#### Work instructions
Scan the records for the word "this". Copy each line that includes it.

#### Data provided
────────

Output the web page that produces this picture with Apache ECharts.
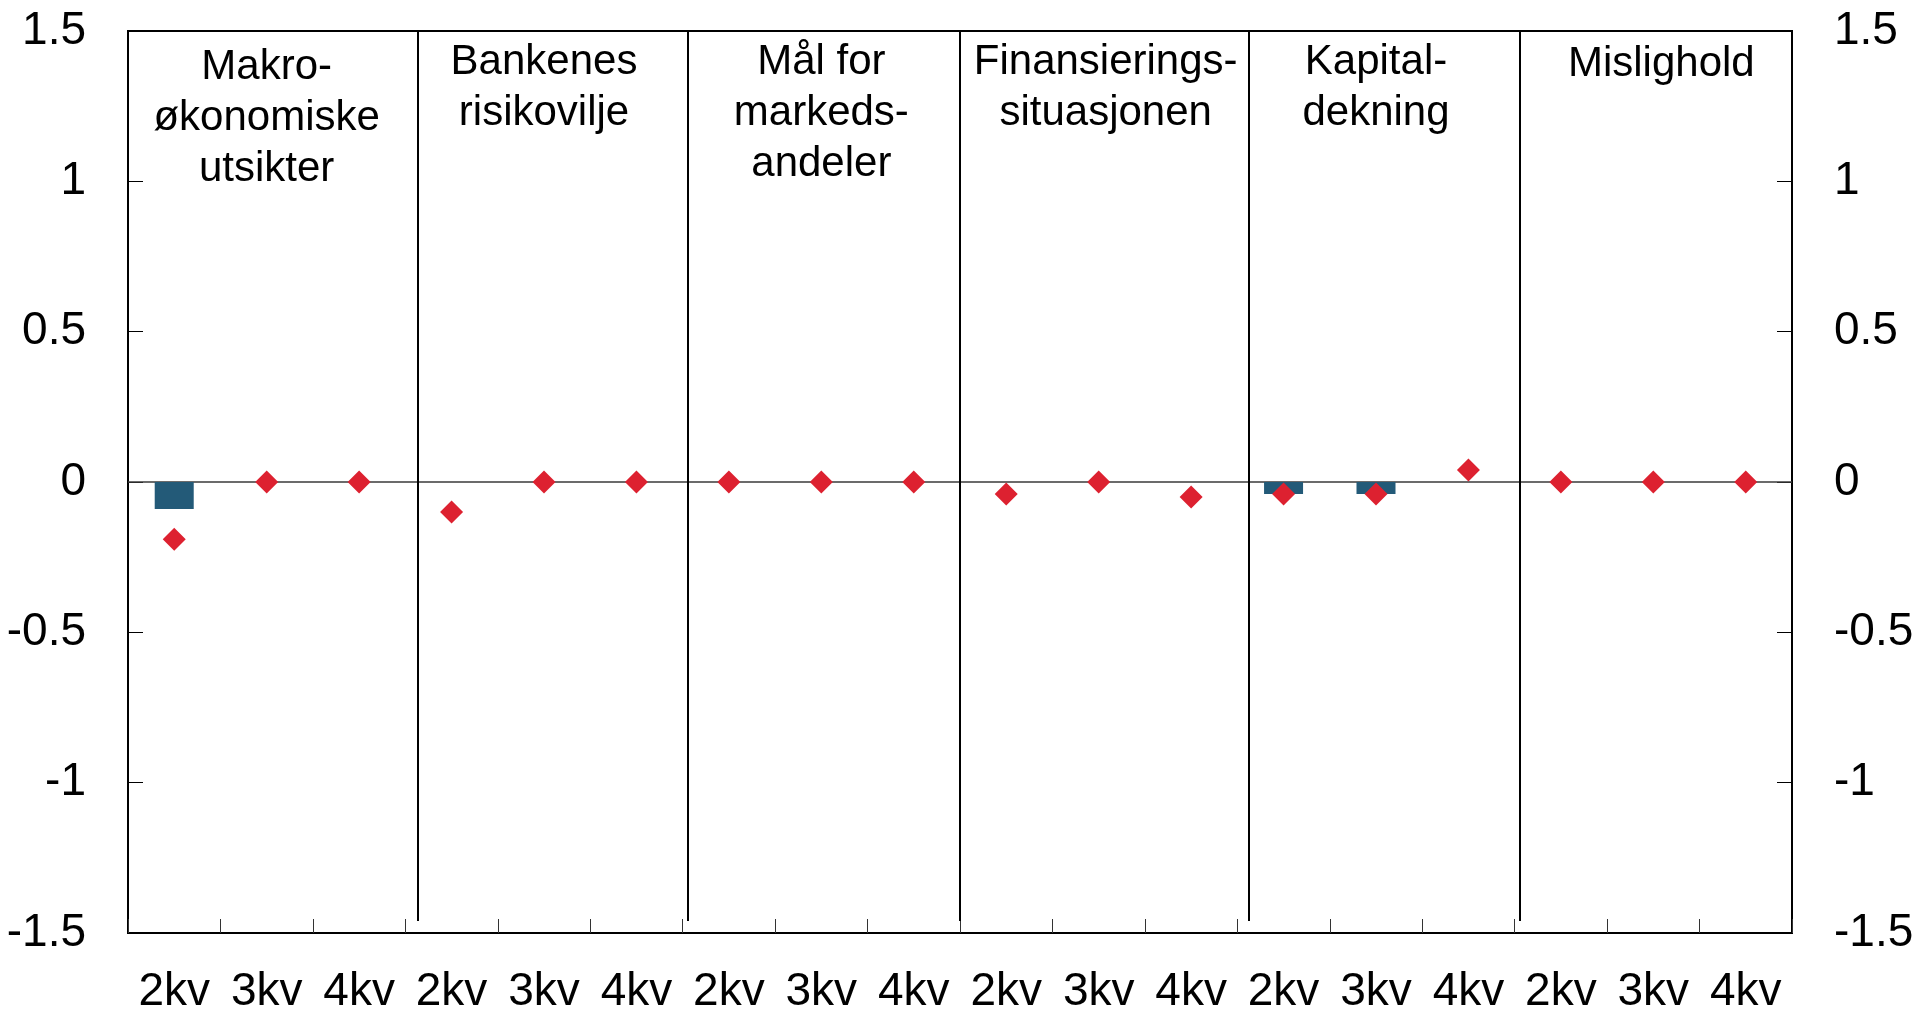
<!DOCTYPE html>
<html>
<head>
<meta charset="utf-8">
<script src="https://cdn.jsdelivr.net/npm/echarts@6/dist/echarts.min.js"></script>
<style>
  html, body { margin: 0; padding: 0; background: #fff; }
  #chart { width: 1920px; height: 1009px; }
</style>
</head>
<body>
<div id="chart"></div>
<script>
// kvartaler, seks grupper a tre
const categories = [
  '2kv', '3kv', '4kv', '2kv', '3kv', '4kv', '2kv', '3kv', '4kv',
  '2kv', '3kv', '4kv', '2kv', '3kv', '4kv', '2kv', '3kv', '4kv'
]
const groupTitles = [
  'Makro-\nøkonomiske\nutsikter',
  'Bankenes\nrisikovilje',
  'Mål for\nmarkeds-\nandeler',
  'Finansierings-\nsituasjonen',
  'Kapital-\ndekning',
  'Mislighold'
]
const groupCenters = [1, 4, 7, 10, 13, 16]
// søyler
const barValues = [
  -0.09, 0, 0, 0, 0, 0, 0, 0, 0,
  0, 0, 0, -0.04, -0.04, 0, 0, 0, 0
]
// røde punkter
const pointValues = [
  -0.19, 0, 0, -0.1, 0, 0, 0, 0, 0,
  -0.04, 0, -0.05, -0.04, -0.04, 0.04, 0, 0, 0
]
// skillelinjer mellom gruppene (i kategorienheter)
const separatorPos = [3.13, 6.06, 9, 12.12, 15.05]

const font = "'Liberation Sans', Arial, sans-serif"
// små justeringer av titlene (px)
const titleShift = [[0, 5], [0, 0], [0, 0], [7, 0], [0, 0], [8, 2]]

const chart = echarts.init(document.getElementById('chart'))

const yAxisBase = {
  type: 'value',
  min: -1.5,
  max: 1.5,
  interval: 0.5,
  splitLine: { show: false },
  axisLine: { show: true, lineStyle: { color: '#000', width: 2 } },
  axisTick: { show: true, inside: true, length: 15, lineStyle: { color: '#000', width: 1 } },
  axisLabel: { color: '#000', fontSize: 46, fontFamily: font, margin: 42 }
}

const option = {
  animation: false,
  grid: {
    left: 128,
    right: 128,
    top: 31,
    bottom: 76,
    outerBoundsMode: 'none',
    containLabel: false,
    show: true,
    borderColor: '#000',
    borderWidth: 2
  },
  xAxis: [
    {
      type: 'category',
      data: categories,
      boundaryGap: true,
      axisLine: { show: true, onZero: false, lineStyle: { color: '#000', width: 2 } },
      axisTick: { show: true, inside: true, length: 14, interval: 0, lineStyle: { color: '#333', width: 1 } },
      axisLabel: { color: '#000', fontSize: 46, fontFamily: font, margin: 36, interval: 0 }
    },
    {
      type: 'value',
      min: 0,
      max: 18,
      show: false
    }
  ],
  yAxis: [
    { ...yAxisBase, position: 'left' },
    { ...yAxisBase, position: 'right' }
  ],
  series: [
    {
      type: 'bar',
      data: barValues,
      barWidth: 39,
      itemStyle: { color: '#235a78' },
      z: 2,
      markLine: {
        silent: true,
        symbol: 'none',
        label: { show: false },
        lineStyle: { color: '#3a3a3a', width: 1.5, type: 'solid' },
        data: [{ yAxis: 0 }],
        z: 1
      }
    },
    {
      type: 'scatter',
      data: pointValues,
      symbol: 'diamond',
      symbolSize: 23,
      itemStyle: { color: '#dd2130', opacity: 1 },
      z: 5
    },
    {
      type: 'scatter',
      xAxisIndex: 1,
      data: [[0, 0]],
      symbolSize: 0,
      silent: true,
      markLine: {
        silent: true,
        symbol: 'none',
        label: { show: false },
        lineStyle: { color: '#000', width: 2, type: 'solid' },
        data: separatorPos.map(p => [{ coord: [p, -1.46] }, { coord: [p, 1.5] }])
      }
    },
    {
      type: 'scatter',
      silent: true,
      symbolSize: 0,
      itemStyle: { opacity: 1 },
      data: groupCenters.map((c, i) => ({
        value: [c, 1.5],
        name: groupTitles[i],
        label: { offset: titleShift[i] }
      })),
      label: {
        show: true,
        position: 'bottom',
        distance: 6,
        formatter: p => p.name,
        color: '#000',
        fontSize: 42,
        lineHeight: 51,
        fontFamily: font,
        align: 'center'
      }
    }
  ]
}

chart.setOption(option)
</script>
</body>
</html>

────────

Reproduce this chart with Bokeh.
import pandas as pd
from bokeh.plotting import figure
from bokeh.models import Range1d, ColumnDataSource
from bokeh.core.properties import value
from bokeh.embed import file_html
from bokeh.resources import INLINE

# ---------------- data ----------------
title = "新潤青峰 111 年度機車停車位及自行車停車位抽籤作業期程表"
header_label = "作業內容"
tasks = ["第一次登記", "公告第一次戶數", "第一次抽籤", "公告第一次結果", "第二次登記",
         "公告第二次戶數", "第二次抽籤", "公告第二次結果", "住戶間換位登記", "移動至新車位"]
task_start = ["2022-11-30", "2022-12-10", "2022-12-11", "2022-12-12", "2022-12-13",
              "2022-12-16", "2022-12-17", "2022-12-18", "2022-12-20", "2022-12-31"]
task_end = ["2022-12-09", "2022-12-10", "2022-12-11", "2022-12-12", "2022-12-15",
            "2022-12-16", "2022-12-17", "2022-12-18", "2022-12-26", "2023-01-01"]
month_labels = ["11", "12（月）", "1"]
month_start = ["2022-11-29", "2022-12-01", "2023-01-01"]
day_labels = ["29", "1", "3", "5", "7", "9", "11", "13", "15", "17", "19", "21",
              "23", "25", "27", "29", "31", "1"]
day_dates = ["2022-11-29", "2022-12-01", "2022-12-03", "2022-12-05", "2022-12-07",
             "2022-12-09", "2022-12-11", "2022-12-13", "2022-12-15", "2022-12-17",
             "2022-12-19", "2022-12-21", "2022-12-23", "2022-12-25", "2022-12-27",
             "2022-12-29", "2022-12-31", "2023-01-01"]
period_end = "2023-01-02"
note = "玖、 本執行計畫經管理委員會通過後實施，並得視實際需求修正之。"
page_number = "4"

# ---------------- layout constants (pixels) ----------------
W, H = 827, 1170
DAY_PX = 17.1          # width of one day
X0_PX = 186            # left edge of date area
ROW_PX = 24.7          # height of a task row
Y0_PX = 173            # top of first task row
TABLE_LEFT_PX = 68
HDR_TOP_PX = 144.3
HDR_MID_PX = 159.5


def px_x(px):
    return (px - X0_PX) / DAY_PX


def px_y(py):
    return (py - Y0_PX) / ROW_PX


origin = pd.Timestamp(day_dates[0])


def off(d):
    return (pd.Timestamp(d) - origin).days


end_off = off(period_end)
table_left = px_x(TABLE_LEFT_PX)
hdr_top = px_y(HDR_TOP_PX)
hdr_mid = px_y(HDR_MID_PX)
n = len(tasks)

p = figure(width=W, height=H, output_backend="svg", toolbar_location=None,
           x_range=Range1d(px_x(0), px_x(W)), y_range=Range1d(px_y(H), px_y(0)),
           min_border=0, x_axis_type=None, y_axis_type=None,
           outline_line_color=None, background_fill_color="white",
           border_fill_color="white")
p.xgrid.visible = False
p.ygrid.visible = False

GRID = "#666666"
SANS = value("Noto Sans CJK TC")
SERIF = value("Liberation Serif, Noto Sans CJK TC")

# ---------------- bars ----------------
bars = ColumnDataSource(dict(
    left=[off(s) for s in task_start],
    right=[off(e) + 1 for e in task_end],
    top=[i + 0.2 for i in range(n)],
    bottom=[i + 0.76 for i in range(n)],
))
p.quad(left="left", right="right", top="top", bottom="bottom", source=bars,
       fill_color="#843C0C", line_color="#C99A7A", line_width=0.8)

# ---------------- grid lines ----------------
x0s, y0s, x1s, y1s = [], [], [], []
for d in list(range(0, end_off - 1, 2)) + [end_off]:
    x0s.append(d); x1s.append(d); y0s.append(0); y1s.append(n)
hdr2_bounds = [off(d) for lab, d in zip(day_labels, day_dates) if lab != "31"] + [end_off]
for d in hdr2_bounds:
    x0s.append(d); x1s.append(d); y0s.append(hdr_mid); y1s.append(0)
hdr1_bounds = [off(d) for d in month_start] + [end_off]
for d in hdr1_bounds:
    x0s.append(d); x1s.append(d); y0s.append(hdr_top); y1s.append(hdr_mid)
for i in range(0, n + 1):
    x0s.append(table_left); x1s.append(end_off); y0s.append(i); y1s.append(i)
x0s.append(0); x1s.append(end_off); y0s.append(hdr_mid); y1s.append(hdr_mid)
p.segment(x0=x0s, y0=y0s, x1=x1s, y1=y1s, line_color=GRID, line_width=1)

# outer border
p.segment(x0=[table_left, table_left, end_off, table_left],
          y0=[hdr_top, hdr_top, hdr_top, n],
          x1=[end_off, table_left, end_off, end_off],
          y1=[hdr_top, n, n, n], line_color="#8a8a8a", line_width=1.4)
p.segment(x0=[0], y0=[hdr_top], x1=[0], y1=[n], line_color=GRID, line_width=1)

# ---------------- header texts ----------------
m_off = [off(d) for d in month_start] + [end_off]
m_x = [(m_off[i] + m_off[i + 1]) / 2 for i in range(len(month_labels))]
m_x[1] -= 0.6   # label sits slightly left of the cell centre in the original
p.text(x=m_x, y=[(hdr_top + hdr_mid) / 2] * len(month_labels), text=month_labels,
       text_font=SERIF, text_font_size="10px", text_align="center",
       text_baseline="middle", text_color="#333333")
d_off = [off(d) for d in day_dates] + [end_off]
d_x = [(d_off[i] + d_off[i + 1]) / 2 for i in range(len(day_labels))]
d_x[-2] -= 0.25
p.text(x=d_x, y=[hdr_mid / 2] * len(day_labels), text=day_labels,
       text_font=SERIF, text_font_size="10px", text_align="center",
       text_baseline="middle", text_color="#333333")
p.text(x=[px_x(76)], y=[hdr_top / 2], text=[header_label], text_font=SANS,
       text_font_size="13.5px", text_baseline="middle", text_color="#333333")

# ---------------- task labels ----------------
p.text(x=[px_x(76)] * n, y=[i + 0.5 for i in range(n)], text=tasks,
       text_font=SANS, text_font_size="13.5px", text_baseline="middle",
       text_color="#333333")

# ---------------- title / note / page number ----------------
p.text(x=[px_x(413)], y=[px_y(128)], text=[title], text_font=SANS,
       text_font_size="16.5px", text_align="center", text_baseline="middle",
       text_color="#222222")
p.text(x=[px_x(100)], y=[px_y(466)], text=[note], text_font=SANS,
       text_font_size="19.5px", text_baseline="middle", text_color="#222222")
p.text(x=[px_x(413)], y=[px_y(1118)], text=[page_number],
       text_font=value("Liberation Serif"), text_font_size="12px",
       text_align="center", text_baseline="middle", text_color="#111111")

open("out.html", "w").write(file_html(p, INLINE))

────────

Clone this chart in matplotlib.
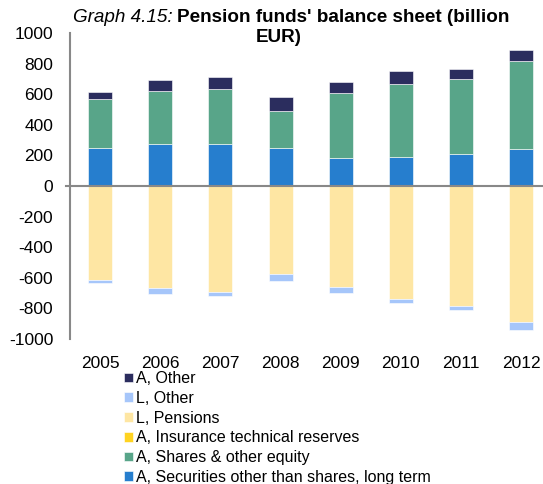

────────

#### Exercise result
Output the web page that produces this picture with Apache ECharts.
Reproduce this chart with Bokeh.
Clone this chart in matplotlib.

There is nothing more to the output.